Are birds good indicators?
Birds are valuable indicator species for biodiversity conservation for a number of reasons.
- Birds have widespread popular appeal and therefore make good flagship species for mobilising volunteer-based monitoring networks (harnessing the power of citizen science), as well as for education and advocacy within civil society.
- Birds occupy a very broad range of ecosystems, have varied natural histories and are widely dispersed in all regions and countries of the world. They are high in the food chain, thus integrating changes at lower levels.
- They are the best known and documented major taxonomic group, especially in terms of the sizes and trends of populations and distributions, and the number of species (c.10,000) is manageable, thereby permitting comprehensive and rigorous analyses.

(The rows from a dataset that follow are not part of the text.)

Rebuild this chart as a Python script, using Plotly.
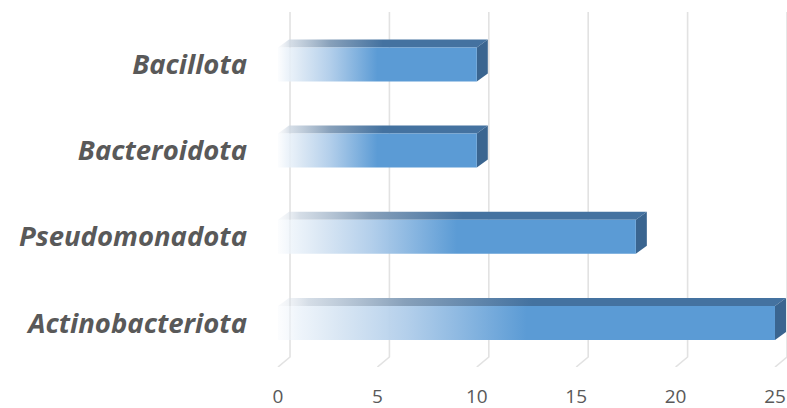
import plotly.graph_objects as go

# ---- data ----
categories = ["Actinobacteriota", "Pseudomonadota", "Bacteroidota", "Bacillota"]
values = [25, 18, 10, 10]
x_ticks = [0, 5, 10, 15, 20, 25]

# ---- geometry / style (not data) ----
PX_X = 19.87          # px per x unit
PX_Y = 86.2           # px per category step
half_h = 17 / PX_Y    # half bar thickness
dx = 11 / PX_X        # depth offset x
dy = 8 / PX_Y         # depth offset y
grid_dx = 12 / PX_X
floor_dy = 10 / PX_Y
y0 = -0.5104
y1 = y0 + 367 / PX_Y
grid_top = y0 + (367 - 12) / PX_Y

FRONT = "rgb(91,155,213)"
TOP = "rgb(68,114,160)"
SIDE = "rgb(58,101,144)"
TXT = "#595959"

front_cs = [[0, "rgba(240,245,251,0.2)"], [0.04, "rgba(236,243,250,0.85)"],
            [0.12, "rgba(215,229,243,0.92)"], [0.26, "rgba(176,205,234,0.96)"],
            [0.5, FRONT], [1, FRONT]]
top_cs = [[0, "rgba(225,231,238,0.2)"], [0.06, "rgba(205,215,226,0.85)"],
          [0.25, "rgb(135,160,186)"], [0.5, TOP], [1, TOP]]

fig = go.Figure()

# back-wall gridlines with floor ticks
gx, gy = [], []
for k in x_ticks:
    bx = k + grid_dx
    gx += [bx, bx, k, None]
    gy += [grid_top, y0 + floor_dy, y0, None]
fig.add_trace(go.Scatter(x=gx, y=gy, mode="lines", hoverinfo="skip",
                         line=dict(color="#e2e2e2", width=1.6)))

for i, (cat, v) in enumerate(zip(categories, values)):
    c = i
    # top face
    fig.add_trace(go.Scatter(
        x=[0, v, v + dx, dx, 0],
        y=[c + half_h, c + half_h, c + half_h + dy, c + half_h + dy, c + half_h],
        mode="lines", fill="toself", line=dict(width=0), hoverinfo="skip",
        fillgradient=dict(type="horizontal", colorscale=top_cs, start=0, stop=v + dx)))
    # side face
    fig.add_trace(go.Scatter(
        x=[v, v + dx, v + dx, v, v],
        y=[c - half_h, c - half_h + dy, c + half_h + dy, c + half_h, c - half_h],
        mode="lines", fill="toself", line=dict(width=0), fillcolor=SIDE, hoverinfo="skip"))
    # front face
    fig.add_trace(go.Scatter(
        x=[0, v, v, 0, 0],
        y=[c - half_h, c - half_h, c + half_h, c + half_h, c - half_h],
        mode="lines", fill="toself", line=dict(width=0), name=cat,
        hovertemplate=cat + ": %{x}<extra></extra>",
        fillgradient=dict(type="horizontal", colorscale=front_cs, start=0, stop=v)))

fig.update_layout(
    width=787, height=408,
    margin=dict(l=270, r=0, t=0, b=41),
    paper_bgcolor="white", plot_bgcolor="white",
    showlegend=False,
    xaxis=dict(range=[-8 / PX_X, 25 + 12 / PX_X], tickvals=x_ticks,
               showgrid=False, zeroline=False, showline=False,
               ticks="outside", ticklen=12, tickcolor="rgba(0,0,0,0)",
               tickfont=dict(family="Open Sans", size=19, color=TXT)),
    yaxis=dict(range=[y0, y1], tickvals=list(range(len(categories))), ticktext=categories,
               showgrid=False, zeroline=False, showline=False, ticks="",
               ticklabelstandoff=22,
               tickfont=dict(family="Open Sans", size=27.5, color=TXT, weight="bold", style="italic")),
)

fig.write_html("out.html")
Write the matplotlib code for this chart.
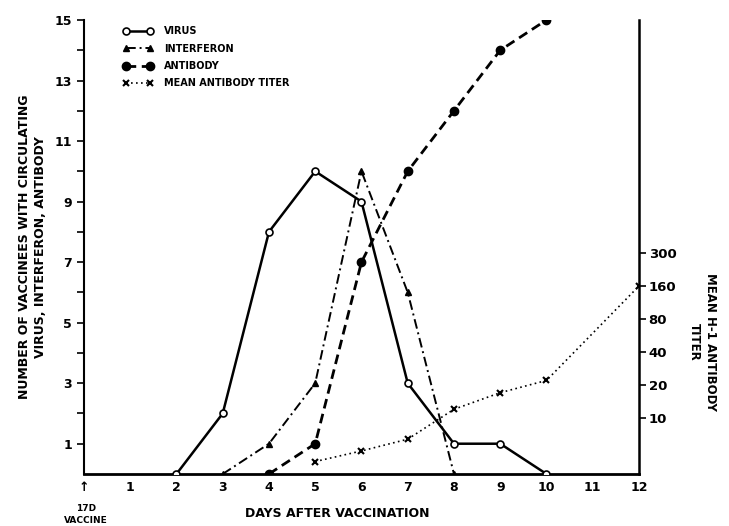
import matplotlib.pyplot as plt

days_virus = [2, 3, 4, 5, 6, 7, 8, 9, 10]
virus = [0, 2, 8, 10, 9, 3, 1, 1, 0]

days_interferon = [3, 4, 5, 6, 7, 8]
interferon = [0, 1, 3, 10, 6, 0]

days_antibody = [4, 5, 6, 7, 8, 9, 10]
antibody = [0, 1, 7, 10, 12, 14, 15]

days_titer = [5, 6, 7, 8, 9, 10, 12]
titer = [4, 5, 6.4, 12, 17, 22, 160]

x_ticks = list(range(13))
x_labels = ['↑', '1', '2', '3', '4', '5', '6', '7', '8', '9', '10', '11', '12']
left_ticks = [1, 3, 5, 7, 9, 11, 13, 15]
right_ticks = [10, 20, 40, 80, 160, 320]
right_labels = ['10', '20', '40', '80', '160', '300']

plt.rcParams['font.family'] = ['DejaVu Sans']
plt.rcParams['font.weight'] = 'bold'

fig = plt.figure(figsize=(7.29, 5.26), dpi=100)
ax = fig.add_axes([0.1152, 0.0989, 0.7613, 0.8631])

ax.plot(days_virus, virus, color='black', lw=1.8, marker='o', ms=5,
        mfc='white', mec='black', mew=1.2, label='VIRUS', zorder=4)
ax.plot(days_interferon, interferon, color='black', lw=1.4, ls=(0, (5, 2, 1, 2)),
        marker='^', ms=4, label='INTERFERON', zorder=3)
ax.plot(days_antibody, antibody, color='black', lw=2.0, ls=(0, (3.5, 2)),
        marker='o', ms=6, label='ANTIBODY', zorder=3)

ax.set_xlim(0, 12)
ax.set_ylim(0, 15)
ax.set_xticks(x_ticks)
ax.set_xticklabels(x_labels, fontsize=9, fontweight='bold')
ax.tick_params(axis='x', length=0, pad=5)
ax.set_yticks(range(1, 16), minor=True)
ax.set_yticks(left_ticks)
ax.set_yticklabels([str(v) for v in left_ticks], fontsize=9, fontweight='bold')
ax.tick_params(axis='y', which='both', length=5, width=1.2)
ax.spines['top'].set_visible(False)
ax.spines['right'].set_visible(False)
ax.spines['left'].set_linewidth(1.5)
ax.spines['bottom'].set_linewidth(2.0)

ax2 = ax.twinx()
ax2.set_yscale('log', base=2)
ax2.set_ylim(3.08, 42900)
ax2.plot(days_titer, titer, color='black', lw=1.2, ls=(0, (1, 2)),
         marker='x', ms=4, mew=1.5, label='MEAN ANTIBODY TITER')
ax2.set_yticks(right_ticks)
ax2.set_yticklabels(right_labels, fontsize=9.5, fontweight='bold')
ax2.minorticks_off()
ax2.tick_params(axis='y', length=5, width=1.2, pad=2)
ax2.spines['top'].set_visible(False)
ax2.spines['left'].set_visible(False)
ax2.spines['bottom'].set_visible(False)
ax2.spines['right'].set_linewidth(1.8)

handles = ax.get_legend_handles_labels()[0] + ax2.get_legend_handles_labels()[0]
labels = ['VIRUS', 'INTERFERON', 'ANTIBODY', 'MEAN ANTIBODY TITER']
ax.legend(handles, labels, loc='upper left', bbox_to_anchor=(0.055, 1.005),
          frameon=False, numpoints=2, handlelength=3.0, handletextpad=1.2,
          labelspacing=0.75, prop={'weight': 'bold', 'size': 7})

fig.text(0.045, 0.53, 'NUMBER OF VACCINEES WITH CIRCULATING\nVIRUS, INTERFERON, ANTIBODY',
         rotation=90, ha='center', va='center', fontsize=9, fontweight='bold',
         linespacing=1.3)
fig.text(0.963, 0.35, 'MEAN H-1 ANTIBODY\nTITER', rotation=-90, ha='center',
         va='center', fontsize=8.5, fontweight='bold', linespacing=1.3)
fig.text(0.462, 0.012, 'DAYS AFTER VACCINATION', ha='center', va='bottom',
         fontsize=9, fontweight='bold')
fig.text(0.118, 0.002, '17D\nVACCINE', ha='center', va='bottom', fontsize=6.5,
         fontweight='bold', linespacing=1.4)

fig.savefig('out.png', dpi=100)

- They are sensitive to many kinds of environmental disturbance and can be used to monitor potentially harmful changes in the environment.
Some examples
Some examples of birds as indicators of environmental change follow below. In most of the cases, changes in bird numbers and distributions were first detected by citizen-based bird-monitoring schemes:
- Evidence suggests that range changes by birds may be among the first observable symptoms of human-induced climate change. For example, in Costa Rica lowland forest birds are extending their ranges up mountain slopes, apparently because the high-altitude cloud-forests are drying out as a result of global warming.
- The continuing dramatic decline in numbers of farmland birds in western Europe is indicative of the continuing intensification of agricultural practices and the non-sustainability of the European Union's current Common Agricultural Policy.
- Numbers of a small migratory songbird, Common Whitethroat Sylvia communis, fell very sharply across Europe in 1969. The cause was traced to the onset in 1968 of a very severe drought in their wintering grounds in sub-Saharan Africa, which also caused the deaths of up to 250,000 people by the time that the drought broke in 1973. Discoveries such as this were among the first to publicise links between issues such as desertification, climate change and biodiversity loss, well beyond the affected regions.
- In the 1950s and 1960s, a huge drop in the numbers of Peregrine Falcons Falco peregrinus and other birds of prey in Europe and the USA led to the realisation that the persistent insecticide DDT was accumulating in the food chain, and that significant amounts were increasingly being found in people. As a result, in the 1970s some countries restricted or banned the use of DDT, and consequently experienced a rebound in raptor numbers and a strong decrease in human contamination.